As far as family life goes, all’s more or less really well. Host dad and I bicker and laugh as much as always, and I really appreciate all the reality I get to taste. It’s strange to say, but I like hearing my host family get into quarrels, mom yelling at kid over homework, host sister with teenage eyerolls, etc. they’re so wonderfully real. There are people in the village that have begun referring to me as Aghas’s son; not totally sure what I think of that. It’s sweet, but I hope it doesn’t eventually interfere with my independence. Still, I love them all and feel really blessed to live exactly here for two years.

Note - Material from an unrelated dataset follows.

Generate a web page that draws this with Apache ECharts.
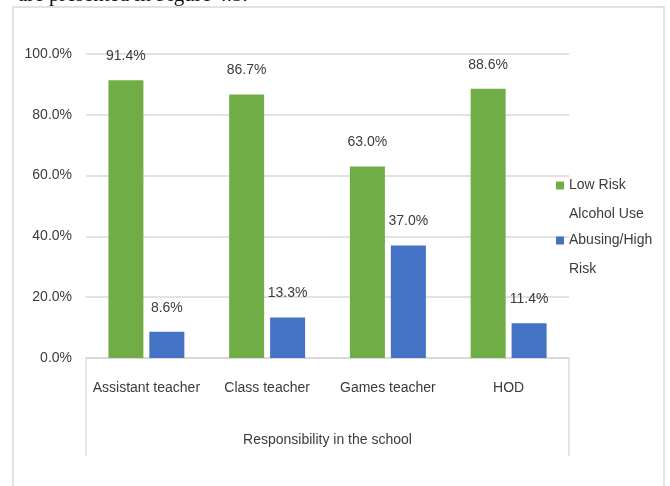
<!DOCTYPE html>
<html>
<head>
<meta charset="utf-8">
<script src="https://cdn.jsdelivr.net/npm/echarts@6/dist/echarts.min.js"></script>
<style>
html,body{margin:0;padding:0;background:#fff;}
#main{width:670px;height:486px;}
</style>
</head>
<body>
<div id="main"></div>
<script>
var categories = ['Assistant teacher', 'Class teacher', 'Games teacher', 'HOD'];
var lowRisk = [91.4, 86.7, 63.0, 88.6];
var highRisk = [8.6, 13.3, 37.0, 11.4];
var seriesNames = ['Low Risk Alcohol Use', 'Abusing/High Risk'];
var yTicks = [0, 20, 40, 60, 80, 100];
var xTitle = 'Responsibility in the school';

var FONT = '"Liberation Sans Narrow", "Liberation Sans", Arial, sans-serif';
var TXT = '#3b3b3b';
var FS = 14;
var G = {left: 86, right: 101, top: 54, bottom: 128};

var chart = echarts.init(document.getElementById('main'), null, {renderer: 'canvas'});

function pct(v) { return v.toFixed(1) + '%'; }

var labelCfg = {
  show: true, position: 'top', distance: 17,
  fontFamily: FONT, fontSize: FS, color: TXT,
  formatter: function (p) { return pct(p.value); }
};

function legendText(name) {
  return name === seriesNames[0] ? '\u00a0\nLow Risk\nAlcohol Use' : '\u00a0\nAbusing/High\nRisk';
}

var legendBase = {
  orient: 'vertical', left: 556, padding: 0, itemWidth: 8, itemHeight: 8, itemGap: 0,
  icon: 'rect',
  formatter: legendText,
  textStyle: {fontFamily: FONT, fontSize: FS, color: TXT, lineHeight: 29}
};

chart.setOption({
  animation: false,
  textStyle: {fontFamily: FONT},
  grid: G,
  legend: [
    Object.assign({}, legendBase, {top: 142, data: [seriesNames[0]]}),
    Object.assign({}, legendBase, {top: 197, data: [seriesNames[1]]})
  ],
  xAxis: {
    type: 'category', data: categories,
    axisLine: {show: true, lineStyle: {color: '#d6d6d6', width: 1.5}},
    axisTick: {show: false},
    axisLabel: {fontFamily: FONT, fontSize: FS, color: TXT, margin: 23, interval: 0},
    name: xTitle, nameLocation: 'middle', nameGap: 75,
    nameTextStyle: {fontFamily: FONT, fontSize: FS, color: TXT}
  },
  yAxis: {
    type: 'value', min: yTicks[0], max: yTicks[yTicks.length - 1], interval: 20,
    axisLine: {show: false}, axisTick: {show: false},
    axisLabel: {fontFamily: FONT, fontSize: FS, color: TXT, margin: 14,
      formatter: function (v) { return pct(v); }},
    splitLine: {lineStyle: {color: '#d9d9d9', width: 1.5}}
  },
  series: [
    {name: seriesNames[0], type: 'bar', data: lowRisk, barWidth: 35, barGap: '17%',
      itemStyle: {color: '#70ad47'}, label: labelCfg},
    {name: seriesNames[1], type: 'bar', data: highRisk, barWidth: 35,
      itemStyle: {color: '#4472c4'}, label: labelCfg}
  ],
  graphic: [
    {type: 'rect', silent: true, z: -1,
      shape: {x: 13, y: 7, width: 651, height: 500},
      style: {fill: 'none', stroke: '#d9d9d9', lineWidth: 1.5}},
    {type: 'polyline', silent: true,
      shape: {points: [[G.left, 358], [G.left, 456]]},
      style: {stroke: '#dcdcdc', lineWidth: 1.5, fill: 'none'}},
    {type: 'polyline', silent: true,
      shape: {points: [[670 - G.right, 358], [670 - G.right, 456]]},
      style: {stroke: '#dcdcdc', lineWidth: 1.5, fill: 'none'}},
    {type: 'text', silent: true, left: 18, top: -15,
      style: {text: 'are presented in Figure 4.5.', fontFamily: '"Liberation Serif", serif',
        fontSize: 21, fill: '#111'}}
  ]
});
</script>
</body>
</html>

I think I got maneuvered into making burritos for the host family this weekend, the small and agreeable price to pay for bragging about the glory of Mexican cuisine. Hoping I don’t set the kitchen on fire. The nice thing about living in an Armenian village is that we actually have a plentiful tortilla equivalent. Armenian լավաշ (lavash) seems like it’ll make a really nice substitute. Hopefully I can line up an appetite with my time as honorary chef; my desire to eat is so erratic I can barely figure it out. Sometimes I’ll skip an entire meal and find myself starving, putting a Fanta and a Snickers in me between lessons to keep from crashing. Other times I down my weight in bread and cheese (death by հաց և պանիր). I’m sure that’s one of the many things that will eventually stabilize. I miss khachapuri; is that bad?